# YOUR TASK
Set down the full listing exactly as given. Any pictures are to be left out.

# DATA SHOWN
------
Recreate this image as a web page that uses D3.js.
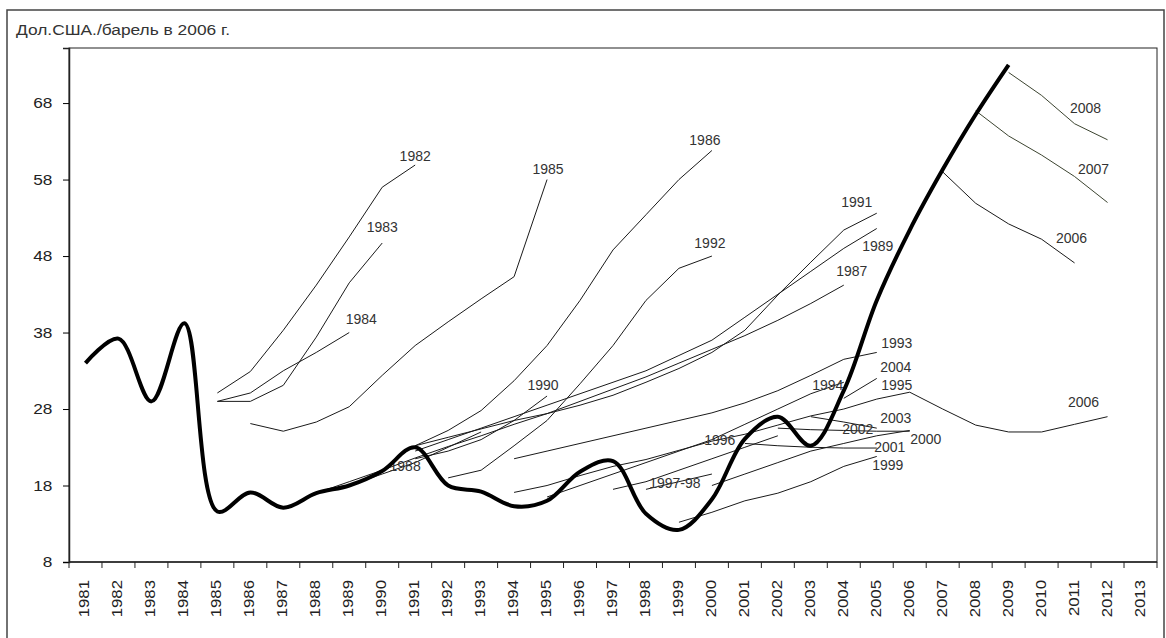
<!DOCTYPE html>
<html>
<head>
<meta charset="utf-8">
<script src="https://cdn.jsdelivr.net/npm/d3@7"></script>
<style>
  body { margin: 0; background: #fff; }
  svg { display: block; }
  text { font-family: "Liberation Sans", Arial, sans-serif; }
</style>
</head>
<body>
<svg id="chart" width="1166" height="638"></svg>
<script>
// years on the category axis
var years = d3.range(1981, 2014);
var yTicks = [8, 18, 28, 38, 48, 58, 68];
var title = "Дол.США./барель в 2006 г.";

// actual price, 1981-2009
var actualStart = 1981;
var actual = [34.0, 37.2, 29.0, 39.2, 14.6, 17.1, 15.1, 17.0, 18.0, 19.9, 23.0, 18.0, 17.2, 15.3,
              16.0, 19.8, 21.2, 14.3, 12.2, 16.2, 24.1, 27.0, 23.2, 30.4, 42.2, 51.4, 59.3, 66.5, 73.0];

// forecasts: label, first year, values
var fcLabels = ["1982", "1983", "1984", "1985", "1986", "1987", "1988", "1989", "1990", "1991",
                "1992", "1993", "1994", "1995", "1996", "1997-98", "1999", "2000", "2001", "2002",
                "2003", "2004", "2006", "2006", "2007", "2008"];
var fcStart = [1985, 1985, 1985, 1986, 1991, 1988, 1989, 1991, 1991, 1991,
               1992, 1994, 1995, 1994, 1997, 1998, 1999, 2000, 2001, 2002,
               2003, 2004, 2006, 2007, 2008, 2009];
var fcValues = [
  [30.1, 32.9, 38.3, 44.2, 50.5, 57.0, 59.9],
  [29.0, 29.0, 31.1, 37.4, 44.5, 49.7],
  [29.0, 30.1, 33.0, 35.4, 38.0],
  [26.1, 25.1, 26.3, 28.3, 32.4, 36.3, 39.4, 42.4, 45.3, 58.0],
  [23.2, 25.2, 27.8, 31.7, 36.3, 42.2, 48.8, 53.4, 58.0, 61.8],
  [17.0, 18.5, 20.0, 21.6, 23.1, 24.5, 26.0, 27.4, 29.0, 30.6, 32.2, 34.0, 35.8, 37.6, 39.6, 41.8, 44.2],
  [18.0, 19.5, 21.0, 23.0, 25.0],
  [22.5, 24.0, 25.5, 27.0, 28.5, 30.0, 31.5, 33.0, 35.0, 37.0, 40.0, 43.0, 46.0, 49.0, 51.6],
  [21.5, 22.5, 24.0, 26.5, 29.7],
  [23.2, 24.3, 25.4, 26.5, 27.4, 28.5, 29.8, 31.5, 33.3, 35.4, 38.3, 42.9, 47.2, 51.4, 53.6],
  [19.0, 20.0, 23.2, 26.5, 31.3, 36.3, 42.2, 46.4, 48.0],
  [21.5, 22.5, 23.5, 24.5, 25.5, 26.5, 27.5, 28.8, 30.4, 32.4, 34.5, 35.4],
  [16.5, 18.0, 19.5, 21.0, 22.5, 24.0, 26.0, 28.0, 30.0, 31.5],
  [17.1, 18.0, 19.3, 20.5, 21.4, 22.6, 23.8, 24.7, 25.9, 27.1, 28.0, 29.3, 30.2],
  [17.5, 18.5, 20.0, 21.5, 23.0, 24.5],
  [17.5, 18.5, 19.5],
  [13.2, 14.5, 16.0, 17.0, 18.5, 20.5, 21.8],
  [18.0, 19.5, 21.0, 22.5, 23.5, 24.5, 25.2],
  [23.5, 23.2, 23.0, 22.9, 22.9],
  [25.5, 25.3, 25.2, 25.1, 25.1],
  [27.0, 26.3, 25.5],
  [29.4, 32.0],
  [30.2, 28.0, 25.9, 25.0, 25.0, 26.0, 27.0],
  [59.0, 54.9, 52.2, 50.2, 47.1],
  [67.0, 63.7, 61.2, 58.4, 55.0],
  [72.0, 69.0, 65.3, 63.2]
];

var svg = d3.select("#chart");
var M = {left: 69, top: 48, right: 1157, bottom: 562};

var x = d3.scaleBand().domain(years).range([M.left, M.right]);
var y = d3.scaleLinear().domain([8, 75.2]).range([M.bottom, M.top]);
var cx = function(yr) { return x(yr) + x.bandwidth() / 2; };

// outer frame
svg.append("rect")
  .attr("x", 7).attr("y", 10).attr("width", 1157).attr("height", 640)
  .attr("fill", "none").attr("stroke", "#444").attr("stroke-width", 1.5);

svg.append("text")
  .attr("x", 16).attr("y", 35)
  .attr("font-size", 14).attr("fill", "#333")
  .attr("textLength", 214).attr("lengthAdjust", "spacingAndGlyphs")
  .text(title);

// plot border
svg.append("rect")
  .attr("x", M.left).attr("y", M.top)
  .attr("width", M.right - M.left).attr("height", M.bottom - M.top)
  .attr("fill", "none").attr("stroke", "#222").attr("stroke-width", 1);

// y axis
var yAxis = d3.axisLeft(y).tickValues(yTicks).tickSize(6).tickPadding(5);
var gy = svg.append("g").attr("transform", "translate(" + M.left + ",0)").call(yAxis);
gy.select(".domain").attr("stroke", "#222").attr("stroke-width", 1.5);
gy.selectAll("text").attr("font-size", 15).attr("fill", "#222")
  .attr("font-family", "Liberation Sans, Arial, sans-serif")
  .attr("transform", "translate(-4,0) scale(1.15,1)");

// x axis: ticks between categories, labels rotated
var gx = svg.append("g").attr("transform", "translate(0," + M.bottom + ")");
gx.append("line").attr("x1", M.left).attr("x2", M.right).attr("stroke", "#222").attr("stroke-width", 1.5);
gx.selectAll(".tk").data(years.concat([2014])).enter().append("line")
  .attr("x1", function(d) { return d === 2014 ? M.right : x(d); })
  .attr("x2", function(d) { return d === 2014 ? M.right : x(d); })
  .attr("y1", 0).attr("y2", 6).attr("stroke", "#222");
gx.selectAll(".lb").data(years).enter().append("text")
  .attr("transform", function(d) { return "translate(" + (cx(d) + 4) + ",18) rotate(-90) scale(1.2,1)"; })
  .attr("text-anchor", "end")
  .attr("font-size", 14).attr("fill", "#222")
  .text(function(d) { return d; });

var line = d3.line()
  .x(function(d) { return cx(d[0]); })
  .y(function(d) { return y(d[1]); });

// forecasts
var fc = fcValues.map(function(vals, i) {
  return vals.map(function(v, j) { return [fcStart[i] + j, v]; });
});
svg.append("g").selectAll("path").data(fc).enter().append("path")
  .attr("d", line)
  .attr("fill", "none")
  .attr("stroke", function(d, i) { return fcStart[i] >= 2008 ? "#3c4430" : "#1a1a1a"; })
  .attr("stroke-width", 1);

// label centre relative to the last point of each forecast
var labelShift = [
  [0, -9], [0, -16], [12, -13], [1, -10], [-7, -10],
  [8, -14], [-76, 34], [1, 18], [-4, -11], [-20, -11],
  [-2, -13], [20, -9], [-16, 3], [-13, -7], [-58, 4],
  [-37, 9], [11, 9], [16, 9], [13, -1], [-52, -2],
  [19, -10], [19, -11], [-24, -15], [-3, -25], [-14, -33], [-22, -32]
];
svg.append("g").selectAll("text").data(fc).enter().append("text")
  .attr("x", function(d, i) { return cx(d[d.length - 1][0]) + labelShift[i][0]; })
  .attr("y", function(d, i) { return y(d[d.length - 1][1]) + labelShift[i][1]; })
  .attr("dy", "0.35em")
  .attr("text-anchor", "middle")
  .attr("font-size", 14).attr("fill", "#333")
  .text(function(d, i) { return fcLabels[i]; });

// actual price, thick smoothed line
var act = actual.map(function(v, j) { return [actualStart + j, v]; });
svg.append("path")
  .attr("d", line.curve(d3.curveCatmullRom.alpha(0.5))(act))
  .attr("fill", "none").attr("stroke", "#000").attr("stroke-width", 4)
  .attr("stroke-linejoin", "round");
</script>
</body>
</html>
------
# RESULT FOR THIS TASK
Recreate this image as a web page that uses D3.js.
<!DOCTYPE html>
<html>
<head>
<meta charset="utf-8">
<script src="https://cdn.jsdelivr.net/npm/d3@7"></script>
<style>
  body { margin: 0; background: #fff; }
  svg { display: block; }
  text { font-family: "Liberation Sans", Arial, sans-serif; }
</style>
</head>
<body>
<svg id="chart" width="1166" height="638"></svg>
<script>
// years on the category axis
var years = d3.range(1981, 2014);
var yTicks = [8, 18, 28, 38, 48, 58, 68];
var title = "Дол.США./барель в 2006 г.";

// actual price, 1981-2009
var actualStart = 1981;
var actual = [34.0, 37.2, 29.0, 39.2, 14.6, 17.1, 15.1, 17.0, 18.0, 19.9, 23.0, 18.0, 17.2, 15.3,
              16.0, 19.8, 21.2, 14.3, 12.2, 16.2, 24.1, 27.0, 23.2, 30.4, 42.2, 51.4, 59.3, 66.5, 73.0];

// forecasts: label, first year, values
var fcLabels = ["1982", "1983", "1984", "1985", "1986", "1987", "1988", "1989", "1990", "1991",
                "1992", "1993", "1994", "1995", "1996", "1997-98", "1999", "2000", "2001", "2002",
                "2003", "2004", "2006", "2006", "2007", "2008"];
var fcStart = [1985, 1985, 1985, 1986, 1991, 1988, 1989, 1991, 1991, 1991,
               1992, 1994, 1995, 1994, 1997, 1998, 1999, 2000, 2001, 2002,
               2003, 2004, 2006, 2007, 2008, 2009];
var fcValues = [
  [30.1, 32.9, 38.3, 44.2, 50.5, 57.0, 59.9],
  [29.0, 29.0, 31.1, 37.4, 44.5, 49.7],
  [29.0, 30.1, 33.0, 35.4, 38.0],
  [26.1, 25.1, 26.3, 28.3, 32.4, 36.3, 39.4, 42.4, 45.3, 58.0],
  [23.2, 25.2, 27.8, 31.7, 36.3, 42.2, 48.8, 53.4, 58.0, 61.8],
  [17.0, 18.5, 20.0, 21.6, 23.1, 24.5, 26.0, 27.4, 29.0, 30.6, 32.2, 34.0, 35.8, 37.6, 39.6, 41.8, 44.2],
  [18.0, 19.5, 21.0, 23.0, 25.0],
  [22.5, 24.0, 25.5, 27.0, 28.5, 30.0, 31.5, 33.0, 35.0, 37.0, 40.0, 43.0, 46.0, 49.0, 51.6],
  [21.5, 22.5, 24.0, 26.5, 29.7],
  [23.2, 24.3, 25.4, 26.5, 27.4, 28.5, 29.8, 31.5, 33.3, 35.4, 38.3, 42.9, 47.2, 51.4, 53.6],
  [19.0, 20.0, 23.2, 26.5, 31.3, 36.3, 42.2, 46.4, 48.0],
  [21.5, 22.5, 23.5, 24.5, 25.5, 26.5, 27.5, 28.8, 30.4, 32.4, 34.5, 35.4],
  [16.5, 18.0, 19.5, 21.0, 22.5, 24.0, 26.0, 28.0, 30.0, 31.5],
  [17.1, 18.0, 19.3, 20.5, 21.4, 22.6, 23.8, 24.7, 25.9, 27.1, 28.0, 29.3, 30.2],
  [17.5, 18.5, 20.0, 21.5, 23.0, 24.5],
  [17.5, 18.5, 19.5],
  [13.2, 14.5, 16.0, 17.0, 18.5, 20.5, 21.8],
  [18.0, 19.5, 21.0, 22.5, 23.5, 24.5, 25.2],
  [23.5, 23.2, 23.0, 22.9, 22.9],
  [25.5, 25.3, 25.2, 25.1, 25.1],
  [27.0, 26.3, 25.5],
  [29.4, 32.0],
  [30.2, 28.0, 25.9, 25.0, 25.0, 26.0, 27.0],
  [59.0, 54.9, 52.2, 50.2, 47.1],
  [67.0, 63.7, 61.2, 58.4, 55.0],
  [72.0, 69.0, 65.3, 63.2]
];

var svg = d3.select("#chart");
var M = {left: 69, top: 48, right: 1157, bottom: 562};

var x = d3.scaleBand().domain(years).range([M.left, M.right]);
var y = d3.scaleLinear().domain([8, 75.2]).range([M.bottom, M.top]);
var cx = function(yr) { return x(yr) + x.bandwidth() / 2; };

// outer frame
svg.append("rect")
  .attr("x", 7).attr("y", 10).attr("width", 1157).attr("height", 640)
  .attr("fill", "none").attr("stroke", "#444").attr("stroke-width", 1.5);

svg.append("text")
  .attr("x", 16).attr("y", 35)
  .attr("font-size", 14).attr("fill", "#333")
  .attr("textLength", 214).attr("lengthAdjust", "spacingAndGlyphs")
  .text(title);

// plot border
svg.append("rect")
  .attr("x", M.left).attr("y", M.top)
  .attr("width", M.right - M.left).attr("height", M.bottom - M.top)
  .attr("fill", "none").attr("stroke", "#222").attr("stroke-width", 1);

// y axis
var yAxis = d3.axisLeft(y).tickValues(yTicks).tickSize(6).tickPadding(5);
var gy = svg.append("g").attr("transform", "translate(" + M.left + ",0)").call(yAxis);
gy.select(".domain").attr("stroke", "#222").attr("stroke-width", 1.5);
gy.selectAll("text").attr("font-size", 15).attr("fill", "#222")
  .attr("font-family", "Liberation Sans, Arial, sans-serif")
  .attr("transform", "translate(-4,0) scale(1.15,1)");

// x axis: ticks between categories, labels rotated
var gx = svg.append("g").attr("transform", "translate(0," + M.bottom + ")");
gx.append("line").attr("x1", M.left).attr("x2", M.right).attr("stroke", "#222").attr("stroke-width", 1.5);
gx.selectAll(".tk").data(years.concat([2014])).enter().append("line")
  .attr("x1", function(d) { return d === 2014 ? M.right : x(d); })
  .attr("x2", function(d) { return d === 2014 ? M.right : x(d); })
  .attr("y1", 0).attr("y2", 6).attr("stroke", "#222");
gx.selectAll(".lb").data(years).enter().append("text")
  .attr("transform", function(d) { return "translate(" + (cx(d) + 4) + ",18) rotate(-90) scale(1.2,1)"; })
  .attr("text-anchor", "end")
  .attr("font-size", 14).attr("fill", "#222")
  .text(function(d) { return d; });

var line = d3.line()
  .x(function(d) { return cx(d[0]); })
  .y(function(d) { return y(d[1]); });

// forecasts
var fc = fcValues.map(function(vals, i) {
  return vals.map(function(v, j) { return [fcStart[i] + j, v]; });
});
svg.append("g").selectAll("path").data(fc).enter().append("path")
  .attr("d", line)
  .attr("fill", "none")
  .attr("stroke", function(d, i) { return fcStart[i] >= 2008 ? "#3c4430" : "#1a1a1a"; })
  .attr("stroke-width", 1);

// label centre relative to the last point of each forecast
var labelShift = [
  [0, -9], [0, -16], [12, -13], [1, -10], [-7, -10],
  [8, -14], [-76, 34], [1, 18], [-4, -11], [-20, -11],
  [-2, -13], [20, -9], [-16, 3], [-13, -7], [-58, 4],
  [-37, 9], [11, 9], [16, 9], [13, -1], [-52, -2],
  [19, -10], [19, -11], [-24, -15], [-3, -25], [-14, -33], [-22, -32]
];
svg.append("g").selectAll("text").data(fc).enter().append("text")
  .attr("x", function(d, i) { return cx(d[d.length - 1][0]) + labelShift[i][0]; })
  .attr("y", function(d, i) { return y(d[d.length - 1][1]) + labelShift[i][1]; })
  .attr("dy", "0.35em")
  .attr("text-anchor", "middle")
  .attr("font-size", 14).attr("fill", "#333")
  .text(function(d, i) { return fcLabels[i]; });

// actual price, thick smoothed line
var act = actual.map(function(v, j) { return [actualStart + j, v]; });
svg.append("path")
  .attr("d", line.curve(d3.curveCatmullRom.alpha(0.5))(act))
  .attr("fill", "none").attr("stroke", "#000").attr("stroke-width", 4)
  .attr("stroke-linejoin", "round");
</script>
</body>
</html>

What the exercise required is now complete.